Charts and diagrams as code
☆ ☆ ☆ ☆
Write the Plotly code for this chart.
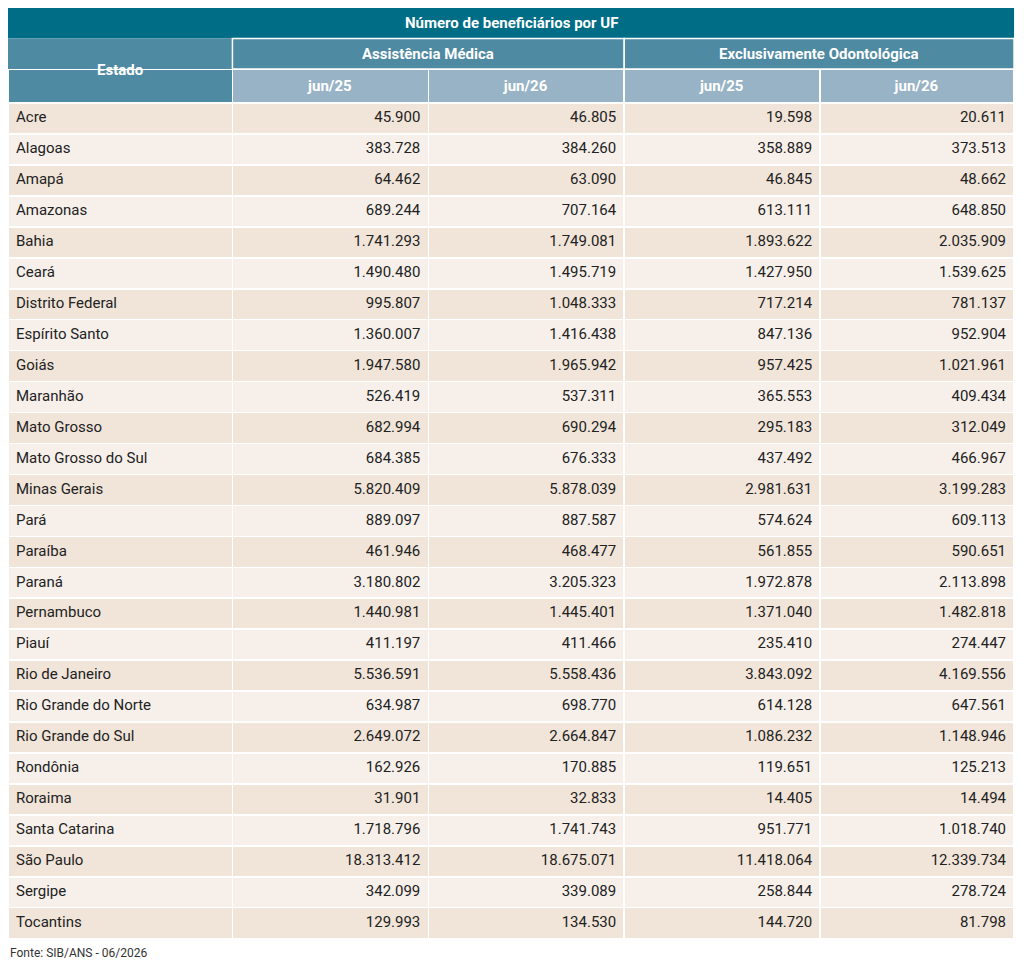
import plotly.graph_objects as go

estados = ["Acre", "Alagoas", "Amapá", "Amazonas", "Bahia", "Ceará", "Distrito Federal",
           "Espírito Santo", "Goiás", "Maranhão", "Mato Grosso", "Mato Grosso do Sul",
           "Minas Gerais", "Pará", "Paraíba", "Paraná", "Pernambuco", "Piauí",
           "Rio de Janeiro", "Rio Grande do Norte", "Rio Grande do Sul", "Rondônia",
           "Roraima", "Santa Catarina", "São Paulo", "Sergipe", "Tocantins"]
med_jun25 = ["45.900", "383.728", "64.462", "689.244", "1.741.293", "1.490.480", "995.807",
             "1.360.007", "1.947.580", "526.419", "682.994", "684.385", "5.820.409", "889.097",
             "461.946", "3.180.802", "1.440.981", "411.197", "5.536.591", "634.987", "2.649.072",
             "162.926", "31.901", "1.718.796", "18.313.412", "342.099", "129.993"]
med_jun26 = ["46.805", "384.260", "63.090", "707.164", "1.749.081", "1.495.719", "1.048.333",
             "1.416.438", "1.965.942", "537.311", "690.294", "676.333", "5.878.039", "887.587",
             "468.477", "3.205.323", "1.445.401", "411.466", "5.558.436", "698.770", "2.664.847",
             "170.885", "32.833", "1.741.743", "18.675.071", "339.089", "134.530"]
odo_jun25 = ["19.598", "358.889", "46.845", "613.111", "1.893.622", "1.427.950", "717.214",
             "847.136", "957.425", "365.553", "295.183", "437.492", "2.981.631", "574.624",
             "561.855", "1.972.878", "1.371.040", "235.410", "3.843.092", "614.128", "1.086.232",
             "119.651", "14.405", "951.771", "11.418.064", "258.844", "144.720"]
odo_jun26 = ["20.611", "373.513", "48.662", "648.850", "2.035.909", "1.539.625", "781.137",
             "952.904", "1.021.961", "409.434", "312.049", "466.967", "3.199.283", "609.113",
             "590.651", "2.113.898", "1.482.818", "274.447", "4.169.556", "647.561", "1.148.946",
             "125.213", "14.494", "1.018.740", "12.339.734", "278.724", "81.798"]
periodos = ["jun/25", "jun/26", "jun/25", "jun/26"]
grupos = ["Assistência Médica", "Exclusivamente Odontológica"]

# page gets an 8px body margin, so the figure is a bit smaller than the window
W, H = 1008, 954
SX, SY = W / 1024, H / 968
FONT = "Liberation Sans Narrow, Roboto, Arial"
TITLE_C, MID_C, LIGHT_C = "#006d87", "#4f8aa3", "#97b3c5"
ODD, EVEN = "#f1e5d9", "#f7f0ea"

def py(p):
    return 1 - p * SY / H

def px(p):
    return p * SX / W

cols_px = [0, 228, 427, 626, 825, 1022]
n = len(estados)
row_fill = [ODD if i % 2 == 0 else EVEN for i in range(n)]

fig = go.Figure(go.Table(
    domain=dict(x=[0, px(cols_px[-1])], y=[py(944), py(62)]),
    columnwidth=[cols_px[i + 1] - cols_px[i] for i in range(5)],
    header=dict(values=[""] + ["<b>" + p + "</b>" for p in periodos], height=32 * SY,
                fill_color=[MID_C] + [LIGHT_C] * 4,
                line=dict(color="white", width=1.5),
                align="center", font=dict(family=FONT, size=15, color="white")),
    cells=dict(values=[estados, med_jun25, med_jun26, odo_jun25, odo_jun26],
               height=31.4 * SY, fill_color=[row_fill] * 5,
               line=dict(color="white", width=1.5),
               align=["left", "right", "right", "right", "right"],
               font=dict(family=FONT, size=15, color="#222")),
))

shapes = [
    dict(type="rect", xref="paper", yref="paper", x0=0, x1=px(cols_px[-1]),
         y0=py(31), y1=1, fillcolor=TITLE_C, line_width=0),
    dict(type="rect", xref="paper", yref="paper", x0=0, x1=px(cols_px[1]),
         y0=py(62), y1=py(31), fillcolor=MID_C, line_width=0),
]
for i, g in enumerate(grupos):
    shapes.append(dict(type="rect", xref="paper", yref="paper",
                       x0=px(cols_px[1 + 2 * i]), x1=px(cols_px[3 + 2 * i]),
                       y0=py(62), y1=py(31), fillcolor=MID_C,
                       line=dict(color="white", width=1.5)))

ann = [
    dict(text="<b>Número de beneficiários por UF</b>", x=px(cols_px[-1] / 2), y=py(15.5)),
    dict(text="<b>Estado</b>", x=px(cols_px[1] / 2), y=py(63)),
]
for i, g in enumerate(grupos):
    ann.append(dict(text="<b>" + g + "</b>",
                    x=px((cols_px[1 + 2 * i] + cols_px[3 + 2 * i]) / 2), y=py(47)))
for a in ann:
    a.update(xref="paper", yref="paper", showarrow=False, xanchor="center", yanchor="middle",
             font=dict(family=FONT, size=15, color="white"))
ann.append(dict(text="Fonte: SIB/ANS - 06/2026", x=0, y=0, xref="paper", yref="paper",
                showarrow=False, xanchor="left", yanchor="bottom",
                font=dict(family=FONT, size=12, color="#333")))

fig.update_layout(width=W, height=H, margin=dict(l=0, r=0, t=0, b=0),
                  paper_bgcolor="white", shapes=shapes, annotations=ann)
fig.write_html("out.html")
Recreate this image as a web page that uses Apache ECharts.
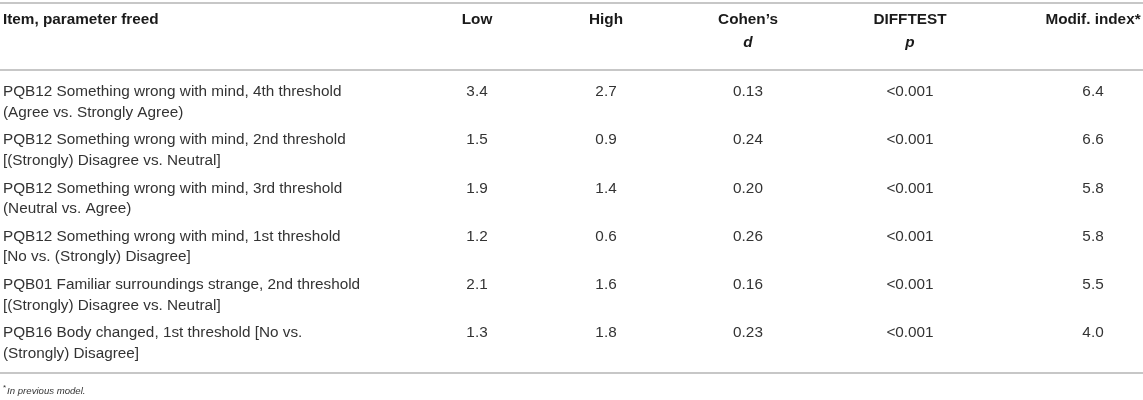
☆ ☆ ☆ ☆
(WHAT TO PRODUCE):
Give back each entry exactly as it appears, with no pictures.

(WRITTEN ANSWER):
Write the Plotly code for this chart.
import plotly.graph_objects as go

estados = ["Acre", "Alagoas", "Amapá", "Amazonas", "Bahia", "Ceará", "Distrito Federal",
           "Espírito Santo", "Goiás", "Maranhão", "Mato Grosso", "Mato Grosso do Sul",
           "Minas Gerais", "Pará", "Paraíba", "Paraná", "Pernambuco", "Piauí",
           "Rio de Janeiro", "Rio Grande do Norte", "Rio Grande do Sul", "Rondônia",
           "Roraima", "Santa Catarina", "São Paulo", "Sergipe", "Tocantins"]
med_jun25 = ["45.900", "383.728", "64.462", "689.244", "1.741.293", "1.490.480", "995.807",
             "1.360.007", "1.947.580", "526.419", "682.994", "684.385", "5.820.409", "889.097",
             "461.946", "3.180.802", "1.440.981", "411.197", "5.536.591", "634.987", "2.649.072",
             "162.926", "31.901", "1.718.796", "18.313.412", "342.099", "129.993"]
med_jun26 = ["46.805", "384.260", "63.090", "707.164", "1.749.081", "1.495.719", "1.048.333",
             "1.416.438", "1.965.942", "537.311", "690.294", "676.333", "5.878.039", "887.587",
             "468.477", "3.205.323", "1.445.401", "411.466", "5.558.436", "698.770", "2.664.847",
             "170.885", "32.833", "1.741.743", "18.675.071", "339.089", "134.530"]
odo_jun25 = ["19.598", "358.889", "46.845", "613.111", "1.893.622", "1.427.950", "717.214",
             "847.136", "957.425", "365.553", "295.183", "437.492", "2.981.631", "574.624",
             "561.855", "1.972.878", "1.371.040", "235.410", "3.843.092", "614.128", "1.086.232",
             "119.651", "14.405", "951.771", "11.418.064", "258.844", "144.720"]
odo_jun26 = ["20.611", "373.513", "48.662", "648.850", "2.035.909", "1.539.625", "781.137",
             "952.904", "1.021.961", "409.434", "312.049", "466.967", "3.199.283", "609.113",
             "590.651", "2.113.898", "1.482.818", "274.447", "4.169.556", "647.561", "1.148.946",
             "125.213", "14.494", "1.018.740", "12.339.734", "278.724", "81.798"]
periodos = ["jun/25", "jun/26", "jun/25", "jun/26"]
grupos = ["Assistência Médica", "Exclusivamente Odontológica"]

# page gets an 8px body margin, so the figure is a bit smaller than the window
W, H = 1008, 954
SX, SY = W / 1024, H / 968
FONT = "Liberation Sans Narrow, Roboto, Arial"
TITLE_C, MID_C, LIGHT_C = "#006d87", "#4f8aa3", "#97b3c5"
ODD, EVEN = "#f1e5d9", "#f7f0ea"

def py(p):
    return 1 - p * SY / H

def px(p):
    return p * SX / W

cols_px = [0, 228, 427, 626, 825, 1022]
n = len(estados)
row_fill = [ODD if i % 2 == 0 else EVEN for i in range(n)]

fig = go.Figure(go.Table(
    domain=dict(x=[0, px(cols_px[-1])], y=[py(944), py(62)]),
    columnwidth=[cols_px[i + 1] - cols_px[i] for i in range(5)],
    header=dict(values=[""] + ["<b>" + p + "</b>" for p in periodos], height=32 * SY,
                fill_color=[MID_C] + [LIGHT_C] * 4,
                line=dict(color="white", width=1.5),
                align="center", font=dict(family=FONT, size=15, color="white")),
    cells=dict(values=[estados, med_jun25, med_jun26, odo_jun25, odo_jun26],
               height=31.4 * SY, fill_color=[row_fill] * 5,
               line=dict(color="white", width=1.5),
               align=["left", "right", "right", "right", "right"],
               font=dict(family=FONT, size=15, color="#222")),
))

shapes = [
    dict(type="rect", xref="paper", yref="paper", x0=0, x1=px(cols_px[-1]),
         y0=py(31), y1=1, fillcolor=TITLE_C, line_width=0),
    dict(type="rect", xref="paper", yref="paper", x0=0, x1=px(cols_px[1]),
         y0=py(62), y1=py(31), fillcolor=MID_C, line_width=0),
]
for i, g in enumerate(grupos):
    shapes.append(dict(type="rect", xref="paper", yref="paper",
                       x0=px(cols_px[1 + 2 * i]), x1=px(cols_px[3 + 2 * i]),
                       y0=py(62), y1=py(31), fillcolor=MID_C,
                       line=dict(color="white", width=1.5)))

ann = [
    dict(text="<b>Número de beneficiários por UF</b>", x=px(cols_px[-1] / 2), y=py(15.5)),
    dict(text="<b>Estado</b>", x=px(cols_px[1] / 2), y=py(63)),
]
for i, g in enumerate(grupos):
    ann.append(dict(text="<b>" + g + "</b>",
                    x=px((cols_px[1 + 2 * i] + cols_px[3 + 2 * i]) / 2), y=py(47)))
for a in ann:
    a.update(xref="paper", yref="paper", showarrow=False, xanchor="center", yanchor="middle",
             font=dict(family=FONT, size=15, color="white"))
ann.append(dict(text="Fonte: SIB/ANS - 06/2026", x=0, y=0, xref="paper", yref="paper",
                showarrow=False, xanchor="left", yanchor="bottom",
                font=dict(family=FONT, size=12, color="#333")))

fig.update_layout(width=W, height=H, margin=dict(l=0, r=0, t=0, b=0),
                  paper_bgcolor="white", shapes=shapes, annotations=ann)
fig.write_html("out.html")
Recreate this image as a web page that uses Apache ECharts.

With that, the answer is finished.